For incarcerated members of the LGBTTQ community, Toronto’s Prisoner Correspondence Program sends messages of freedom.
Pink-cheeked and breathless from the cold, at least two of the 10 people who trickled into a room on the third floor of the 519 Community Centre last Sunday asked, “Is this the prison letter-writing thing?” Indeed, it was the first Toronto meeting of the Prison Correspondence Program—an organization charged with connecting marginalized LGBTTQ inmates with LGBTTQ supports on the outside…by mail.
After a brief go-round of introductions by collective member Swathi Sekhar, the 10 attendees were free to begin looking for potential matches, sifting through piles of letters—some scrawled in pencil, some typed—sorted by inmates’ pen pal preferences (“seeking trans woman,” “seeking bi or gay male,” and “general”). Most bore two stamps, suggesting they had travelled a lengthy distance in hopes of a reply.
It wasn’t long before a somewhat obvious concern was presented: What to say? Sekhar advised one young man, a bit wide-eyed, to “say who you are and why you chose them; set out boundaries and expectations, like, ‘I can only write twice a month, tops’; write as much or as little as you want.” She chose her own pen pal for his sense of humour, their similar interests, and his handwriting. His expected date of release is 2030, though she knows there’s a possibility that he won’t get out at all.
As the other participants pored over the stacks of missives, their expressions alternately amused and inquisitive, one of the collective’s members sat alone, jotting notes in her own journal.

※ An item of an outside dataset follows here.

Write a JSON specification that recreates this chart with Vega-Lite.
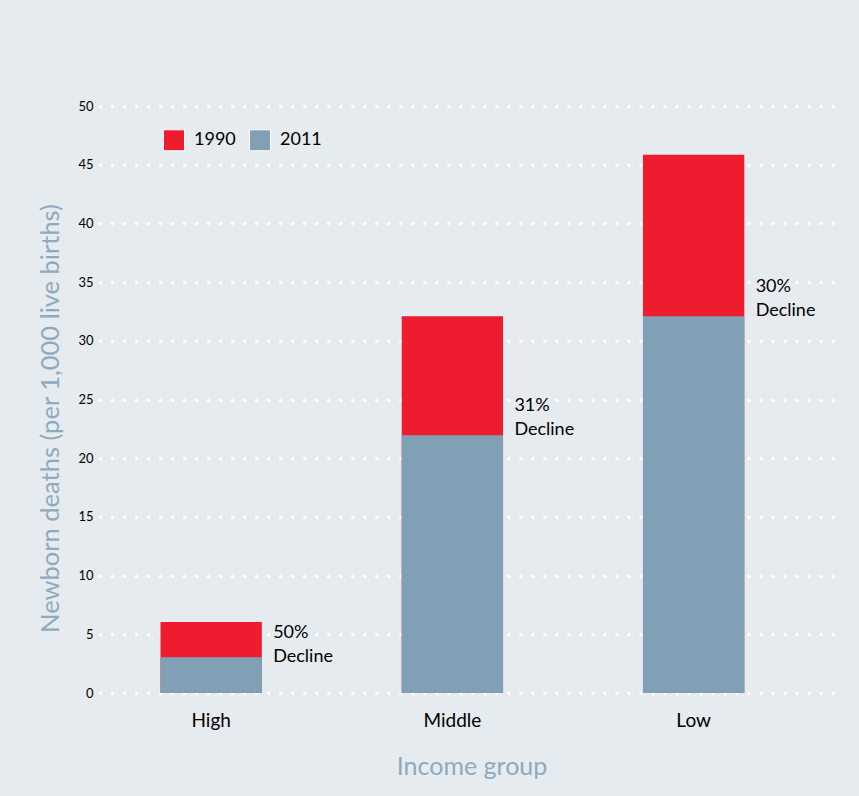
{
  "$schema": "https://vega.github.io/schema/vega-lite/v6.json",
  "width": 743,
  "height": 587,
  "autosize": {"type": "none"},
  "padding": {"left": 100, "top": 106, "right": 16, "bottom": 103},
  "background": "#e6ebef",
  "config": {
    "font": "Lato",
    "view": {"stroke": null},
    "axis": {"labelFont": "Lato", "titleFont": "Lato"}
  },
  "datasets": {
    "bars": [
      {"group": "High", "year": "1990", "deaths": 6.05},
      {"group": "Middle", "year": "1990", "deaths": 32.1},
      {"group": "Low", "year": "1990", "deaths": 45.85},
      {"group": "High", "year": "2011", "deaths": 3.05},
      {"group": "Middle", "year": "2011", "deaths": 21.95},
      {"group": "Low", "year": "2011", "deaths": 32.1}
    ],
    "notes": [
      {"group": "High", "note": "50%\nDecline", "at": 5.85},
      {"group": "Middle", "note": "31%\nDecline", "at": 25.25},
      {"group": "Low", "note": "30%\nDecline", "at": 35.35}
    ]
  },
  "encoding": {
    "x": {
      "field": "group",
      "type": "nominal",
      "sort": ["High", "Middle", "Low"],
      "scale": {"paddingInner": 0.58, "paddingOuter": 0.33, "align": 0.38},
      "axis": {
        "title": "Income group",
        "titleColor": "#8eaabf",
        "titleFontSize": 25,
        "titleFontWeight": "normal",
        "titlePadding": 24,
        "labelAngle": 0,
        "labelFontSize": 19,
        "labelColor": "#000000",
        "labelPadding": 18,
        "domain": false,
        "ticks": false
      }
    },
    "y": {
      "type": "quantitative",
      "scale": {"domain": [0, 50]},
      "axis": {
        "title": "Newborn deaths (per 1,000 live births)",
        "titleColor": "#8eaabf",
        "titleFontSize": 25.5,
        "titleFontWeight": "normal",
        "titlePadding": 14,
        "titleY": 312,
        "values": [0, 5, 10, 15, 20, 25, 30, 35, 40, 45, 50],
        "labelFontSize": 13,
        "labelColor": "#000000",
        "labelPadding": 7,
        "domain": false,
        "ticks": false,
        "grid": true,
        "gridColor": "#ffffff",
        "gridWidth": 3.5,
        "gridDash": [0.01, 12],
        "gridCap": "round",
        "gridOpacity": 1
      }
    }
  },
  "layer": [
    {
      "data": {"name": "bars"},
      "mark": {"type": "bar"},
      "encoding": {
        "y": {"field": "deaths", "type": "quantitative", "stack": null},
        "color": {
          "field": "year",
          "type": "nominal",
          "scale": {"domain": ["1990", "2011"], "range": ["#ee1c2e", "#7fa0b5"]},
          "legend": {
            "title": null,
            "orient": "none",
            "legendX": 63,
            "legendY": 23,
            "direction": "horizontal",
            "symbolType": "square",
            "symbolSize": 440,
            "symbolStrokeColor": "#ffffff",
            "symbolStrokeWidth": 1,
            "symbolOpacity": 1,
            "labelFontSize": 18,
            "labelColor": "#000000",
            "labelOffset": 9,
            "columnPadding": 11
          }
        }
      }
    },
    {
      "data": {"name": "notes"},
      "mark": {
        "type": "text",
        "align": "left",
        "baseline": "top",
        "dx": 62,
        "fontSize": 18,
        "lineHeight": 24,
        "lineBreak": "\n",
        "color": "#000000"
      },
      "encoding": {
        "y": {"field": "at", "type": "quantitative"},
        "text": {"field": "note"}
      }
    }
  ]
}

Just seven months ago, 28-year-old Leah Henderson was released from Vanier Centre for Women—a medium- and maximum-security facility just south of the 401 in Milton—after completing a 10-month sentence. An anarchist, Henderson plead guilty in November 2011 to counselling others to commit mischief during the G20 summit the previous summer. During her prison term, she, too, received letters from the outside.
“Prison in itself is like living in a small town, so having someone to vent to that’s outside of it about the day-to-day dynamics that are bugging you, or a person that’s really annoying that you have to eat lunch with every day…having that safe place to vent is really important,” says Henderson. “You might talk about people’s kids, or the pets that they miss, or what their dreams are outside of the cage they’re currently in,” she explained. “You can talk about capital ‘P’ politics and also just…your life.”
Henderson still keeps in touch with the pen pals who wrote her letters during her incarceration, the same ones who told her how things would be once she was released. Some of them are out; some are back on the inside.
“Prison is designed to put people away; to isolate people,” says Henderson. “You’re put in a cage and cut off from your friends, family, and community, from the things that nourish you. This program is really about building the idea of support and real relationships.”
Around 4 p.m., many of those who came had selected their letter, and were packing up their stationery to leave. Sekhar told them it could take as long as one to two months to hear back. Even then, there’s the possibility that their envelope could return unopened, bearing the letters “NH,” signifying that their new friend had been transferred to another prison or, better yet, released.